- THE TASK -
Without the pictures, extract every line from the start of the material to the line containing "label='OC,K method')", both ends included.

>> begin DATA

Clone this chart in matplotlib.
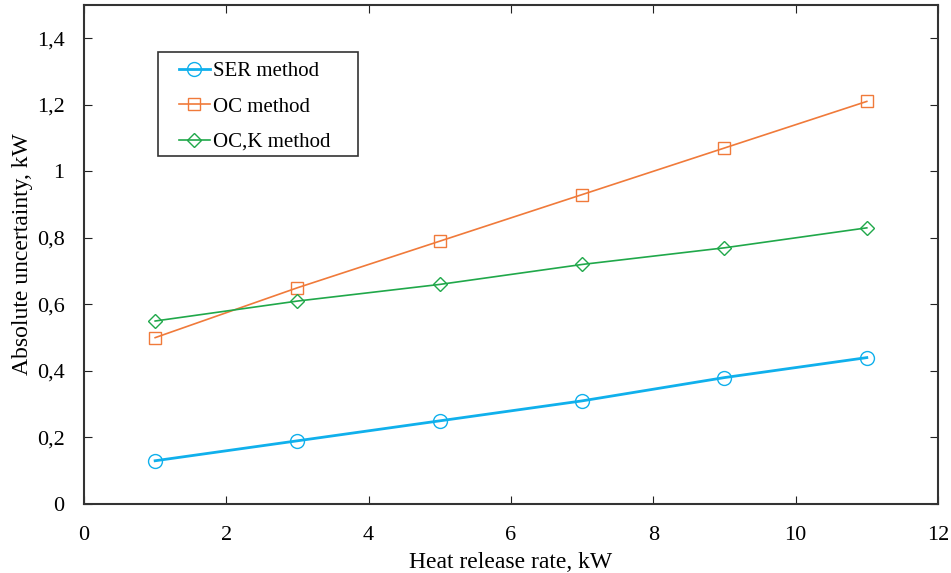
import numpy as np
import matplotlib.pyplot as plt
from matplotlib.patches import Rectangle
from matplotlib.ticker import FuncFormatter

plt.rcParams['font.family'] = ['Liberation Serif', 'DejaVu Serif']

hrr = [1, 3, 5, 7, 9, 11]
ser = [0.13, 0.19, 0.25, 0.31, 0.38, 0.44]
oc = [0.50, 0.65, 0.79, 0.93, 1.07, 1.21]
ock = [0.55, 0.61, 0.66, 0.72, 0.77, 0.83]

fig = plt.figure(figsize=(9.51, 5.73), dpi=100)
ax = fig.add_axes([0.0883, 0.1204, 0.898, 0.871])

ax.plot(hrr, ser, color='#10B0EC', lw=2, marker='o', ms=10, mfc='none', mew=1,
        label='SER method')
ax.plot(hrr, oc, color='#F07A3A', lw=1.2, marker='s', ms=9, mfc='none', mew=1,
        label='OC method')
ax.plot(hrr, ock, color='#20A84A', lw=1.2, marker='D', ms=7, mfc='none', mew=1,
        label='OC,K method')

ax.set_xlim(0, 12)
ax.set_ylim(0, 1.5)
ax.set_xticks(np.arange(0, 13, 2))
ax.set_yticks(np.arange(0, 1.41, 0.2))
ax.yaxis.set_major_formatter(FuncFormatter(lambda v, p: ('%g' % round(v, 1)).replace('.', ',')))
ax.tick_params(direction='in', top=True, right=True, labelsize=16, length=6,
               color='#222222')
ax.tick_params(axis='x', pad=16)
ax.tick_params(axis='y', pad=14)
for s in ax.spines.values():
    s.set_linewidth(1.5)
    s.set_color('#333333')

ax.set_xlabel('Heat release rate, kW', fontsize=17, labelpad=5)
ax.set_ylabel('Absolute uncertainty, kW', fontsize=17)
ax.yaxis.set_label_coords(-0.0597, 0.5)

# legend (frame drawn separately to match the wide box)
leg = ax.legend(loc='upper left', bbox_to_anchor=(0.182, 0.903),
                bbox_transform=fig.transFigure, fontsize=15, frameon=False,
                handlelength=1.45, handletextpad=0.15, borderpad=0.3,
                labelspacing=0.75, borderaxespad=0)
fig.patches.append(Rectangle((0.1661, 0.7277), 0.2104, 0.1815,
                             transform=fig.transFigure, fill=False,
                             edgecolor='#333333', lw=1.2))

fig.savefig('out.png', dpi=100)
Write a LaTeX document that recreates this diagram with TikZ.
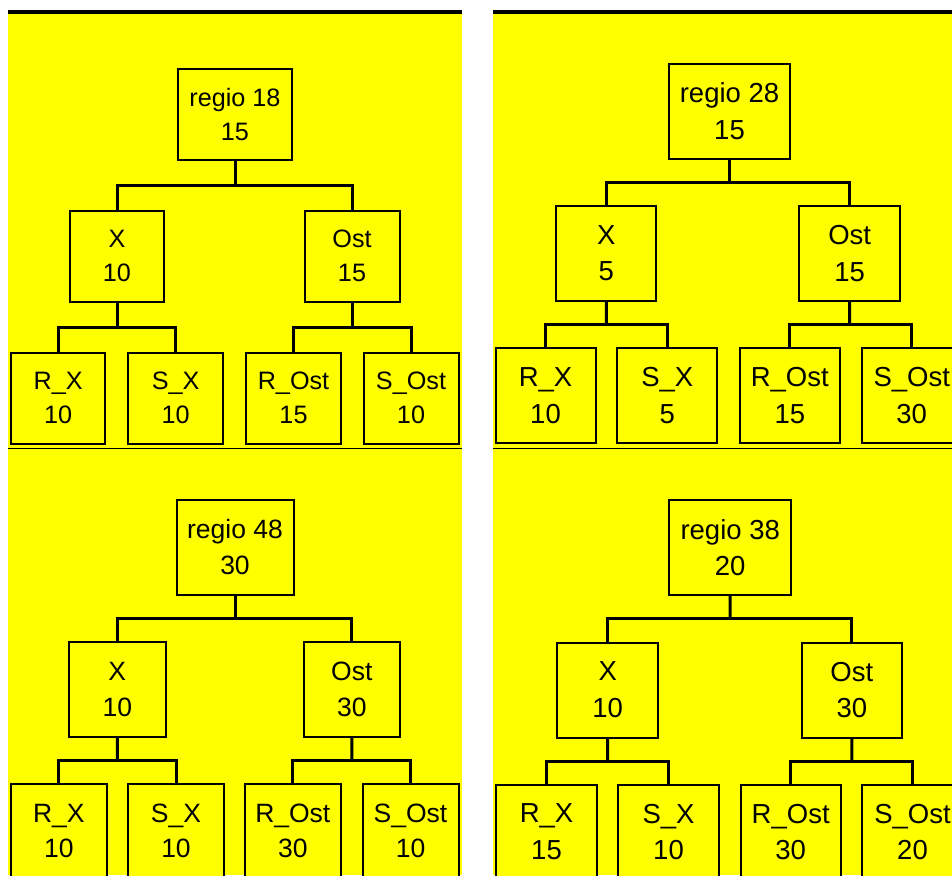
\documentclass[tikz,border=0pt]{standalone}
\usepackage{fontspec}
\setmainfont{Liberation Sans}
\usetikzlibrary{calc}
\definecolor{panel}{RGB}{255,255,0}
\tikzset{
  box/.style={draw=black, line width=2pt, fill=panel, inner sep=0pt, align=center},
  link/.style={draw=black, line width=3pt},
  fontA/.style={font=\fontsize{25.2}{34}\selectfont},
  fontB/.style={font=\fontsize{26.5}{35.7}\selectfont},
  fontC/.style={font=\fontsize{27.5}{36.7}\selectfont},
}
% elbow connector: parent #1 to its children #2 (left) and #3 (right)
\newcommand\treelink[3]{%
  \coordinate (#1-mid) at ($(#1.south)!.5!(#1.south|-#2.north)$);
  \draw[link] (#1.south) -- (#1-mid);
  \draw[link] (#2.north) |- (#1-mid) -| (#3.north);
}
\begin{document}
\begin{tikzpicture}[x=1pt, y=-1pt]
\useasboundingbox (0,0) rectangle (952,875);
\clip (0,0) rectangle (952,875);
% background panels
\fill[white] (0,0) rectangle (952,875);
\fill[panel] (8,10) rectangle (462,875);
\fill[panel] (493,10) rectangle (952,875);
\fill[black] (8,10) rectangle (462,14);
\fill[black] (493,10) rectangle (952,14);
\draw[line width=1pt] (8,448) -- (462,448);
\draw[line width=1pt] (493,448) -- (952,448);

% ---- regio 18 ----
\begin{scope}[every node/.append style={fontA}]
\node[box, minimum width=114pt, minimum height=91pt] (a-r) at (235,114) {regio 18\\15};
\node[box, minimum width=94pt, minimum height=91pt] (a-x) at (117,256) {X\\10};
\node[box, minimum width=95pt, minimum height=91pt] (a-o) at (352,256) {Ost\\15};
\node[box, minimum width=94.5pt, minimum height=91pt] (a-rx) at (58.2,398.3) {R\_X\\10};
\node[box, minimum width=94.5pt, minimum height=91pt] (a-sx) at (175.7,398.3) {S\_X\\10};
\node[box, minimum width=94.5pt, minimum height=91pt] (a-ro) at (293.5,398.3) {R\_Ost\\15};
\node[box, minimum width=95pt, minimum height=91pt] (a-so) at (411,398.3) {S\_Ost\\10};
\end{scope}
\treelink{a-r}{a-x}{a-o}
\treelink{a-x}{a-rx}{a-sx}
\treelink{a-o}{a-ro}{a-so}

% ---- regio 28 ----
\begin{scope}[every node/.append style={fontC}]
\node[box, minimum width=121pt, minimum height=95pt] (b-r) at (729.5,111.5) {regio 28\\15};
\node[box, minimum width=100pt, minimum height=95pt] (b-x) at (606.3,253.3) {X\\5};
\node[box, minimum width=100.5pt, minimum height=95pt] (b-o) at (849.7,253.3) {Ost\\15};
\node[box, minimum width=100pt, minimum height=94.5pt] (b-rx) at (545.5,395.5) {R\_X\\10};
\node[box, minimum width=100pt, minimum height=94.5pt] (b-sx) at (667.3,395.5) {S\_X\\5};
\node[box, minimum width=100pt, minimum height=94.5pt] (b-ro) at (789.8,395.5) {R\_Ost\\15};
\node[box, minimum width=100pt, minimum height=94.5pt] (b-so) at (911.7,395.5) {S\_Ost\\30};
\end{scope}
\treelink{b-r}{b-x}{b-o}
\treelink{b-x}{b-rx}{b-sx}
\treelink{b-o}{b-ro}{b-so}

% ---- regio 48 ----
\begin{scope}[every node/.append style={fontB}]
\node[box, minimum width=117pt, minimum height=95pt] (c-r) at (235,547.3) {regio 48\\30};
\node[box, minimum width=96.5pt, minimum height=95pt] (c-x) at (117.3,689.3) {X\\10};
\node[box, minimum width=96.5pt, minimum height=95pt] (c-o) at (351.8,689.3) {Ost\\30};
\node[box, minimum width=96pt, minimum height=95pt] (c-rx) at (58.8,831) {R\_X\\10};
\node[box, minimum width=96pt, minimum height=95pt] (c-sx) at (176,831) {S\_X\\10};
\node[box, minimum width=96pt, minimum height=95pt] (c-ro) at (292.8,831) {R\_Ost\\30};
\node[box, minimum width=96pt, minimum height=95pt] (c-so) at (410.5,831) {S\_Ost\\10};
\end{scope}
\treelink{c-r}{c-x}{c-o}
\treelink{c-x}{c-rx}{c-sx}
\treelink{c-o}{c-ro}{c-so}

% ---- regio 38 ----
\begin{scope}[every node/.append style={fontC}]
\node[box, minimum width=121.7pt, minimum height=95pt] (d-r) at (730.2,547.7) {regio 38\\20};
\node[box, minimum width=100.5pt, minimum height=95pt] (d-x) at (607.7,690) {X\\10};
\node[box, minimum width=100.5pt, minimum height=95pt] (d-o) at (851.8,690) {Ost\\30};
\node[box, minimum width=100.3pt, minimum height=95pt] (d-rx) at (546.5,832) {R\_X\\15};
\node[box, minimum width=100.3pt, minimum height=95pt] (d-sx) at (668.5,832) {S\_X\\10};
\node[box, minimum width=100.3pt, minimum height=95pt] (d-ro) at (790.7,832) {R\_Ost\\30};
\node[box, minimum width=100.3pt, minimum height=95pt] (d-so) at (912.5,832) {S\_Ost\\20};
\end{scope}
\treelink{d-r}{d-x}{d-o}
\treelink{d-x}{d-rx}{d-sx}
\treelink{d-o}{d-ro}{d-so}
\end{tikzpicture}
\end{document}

>> end DATA

- WRITTEN SOLUTION -
Clone this chart in matplotlib.
import numpy as np
import matplotlib.pyplot as plt
from matplotlib.patches import Rectangle
from matplotlib.ticker import FuncFormatter

plt.rcParams['font.family'] = ['Liberation Serif', 'DejaVu Serif']

hrr = [1, 3, 5, 7, 9, 11]
ser = [0.13, 0.19, 0.25, 0.31, 0.38, 0.44]
oc = [0.50, 0.65, 0.79, 0.93, 1.07, 1.21]
ock = [0.55, 0.61, 0.66, 0.72, 0.77, 0.83]

fig = plt.figure(figsize=(9.51, 5.73), dpi=100)
ax = fig.add_axes([0.0883, 0.1204, 0.898, 0.871])

ax.plot(hrr, ser, color='#10B0EC', lw=2, marker='o', ms=10, mfc='none', mew=1,
        label='SER method')
ax.plot(hrr, oc, color='#F07A3A', lw=1.2, marker='s', ms=9, mfc='none', mew=1,
        label='OC method')
ax.plot(hrr, ock, color='#20A84A', lw=1.2, marker='D', ms=7, mfc='none', mew=1,
        label='OC,K method')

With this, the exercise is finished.